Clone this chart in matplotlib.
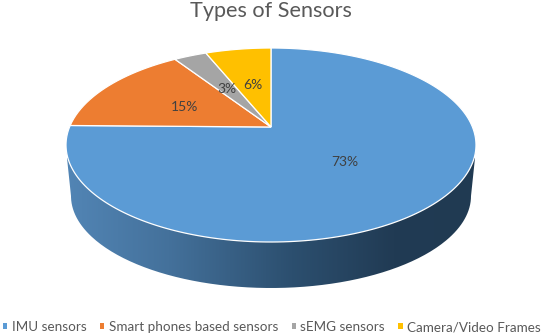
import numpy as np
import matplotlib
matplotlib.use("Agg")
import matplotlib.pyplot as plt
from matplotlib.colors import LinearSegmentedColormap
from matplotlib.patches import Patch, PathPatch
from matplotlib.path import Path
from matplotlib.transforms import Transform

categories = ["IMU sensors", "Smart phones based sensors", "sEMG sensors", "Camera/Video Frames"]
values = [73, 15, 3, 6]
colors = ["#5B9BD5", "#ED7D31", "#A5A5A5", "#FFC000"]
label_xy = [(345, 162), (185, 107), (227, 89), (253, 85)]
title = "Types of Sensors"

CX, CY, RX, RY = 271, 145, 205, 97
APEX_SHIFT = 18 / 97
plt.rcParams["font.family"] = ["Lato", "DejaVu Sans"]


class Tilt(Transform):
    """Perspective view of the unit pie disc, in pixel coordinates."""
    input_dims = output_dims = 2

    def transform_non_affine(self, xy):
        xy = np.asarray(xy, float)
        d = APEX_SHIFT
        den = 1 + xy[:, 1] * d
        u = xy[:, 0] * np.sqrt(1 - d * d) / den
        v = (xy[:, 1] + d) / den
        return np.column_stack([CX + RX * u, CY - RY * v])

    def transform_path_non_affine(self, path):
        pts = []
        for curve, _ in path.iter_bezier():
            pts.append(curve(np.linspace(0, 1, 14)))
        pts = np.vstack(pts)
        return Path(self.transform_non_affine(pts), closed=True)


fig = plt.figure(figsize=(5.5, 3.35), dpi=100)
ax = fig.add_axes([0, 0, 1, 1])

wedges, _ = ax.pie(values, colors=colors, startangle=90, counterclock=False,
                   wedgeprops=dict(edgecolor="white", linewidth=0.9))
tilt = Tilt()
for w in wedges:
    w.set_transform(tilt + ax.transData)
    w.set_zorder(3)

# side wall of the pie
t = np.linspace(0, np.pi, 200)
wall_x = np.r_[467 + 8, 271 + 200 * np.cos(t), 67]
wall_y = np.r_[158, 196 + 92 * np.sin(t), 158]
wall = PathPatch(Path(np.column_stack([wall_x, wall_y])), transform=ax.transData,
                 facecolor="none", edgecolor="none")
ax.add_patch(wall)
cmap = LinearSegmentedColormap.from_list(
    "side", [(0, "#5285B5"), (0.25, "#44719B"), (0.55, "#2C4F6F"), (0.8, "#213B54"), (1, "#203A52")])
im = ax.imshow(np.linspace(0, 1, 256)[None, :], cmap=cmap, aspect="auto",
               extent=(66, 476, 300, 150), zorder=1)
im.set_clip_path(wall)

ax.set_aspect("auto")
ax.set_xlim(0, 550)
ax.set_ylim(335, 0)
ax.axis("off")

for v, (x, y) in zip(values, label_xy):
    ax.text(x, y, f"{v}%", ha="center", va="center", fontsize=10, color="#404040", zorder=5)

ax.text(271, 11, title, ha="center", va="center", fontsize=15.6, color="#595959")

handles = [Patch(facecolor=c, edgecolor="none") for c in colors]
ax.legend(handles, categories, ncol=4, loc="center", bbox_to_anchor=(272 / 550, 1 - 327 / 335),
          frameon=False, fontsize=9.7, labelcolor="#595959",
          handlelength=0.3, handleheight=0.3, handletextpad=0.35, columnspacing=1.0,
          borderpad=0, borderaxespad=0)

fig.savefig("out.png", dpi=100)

· · · · ·

> **The task**:
Which lines hold the word "matplotlib"? Show each one.

> **Solution to the exercise**:
Clone this chart in matplotlib.
import matplotlib
matplotlib.use("Agg")
import matplotlib.pyplot as plt
from matplotlib.colors import LinearSegmentedColormap
from matplotlib.patches import Patch, PathPatch
from matplotlib.path import Path
from matplotlib.transforms import Transform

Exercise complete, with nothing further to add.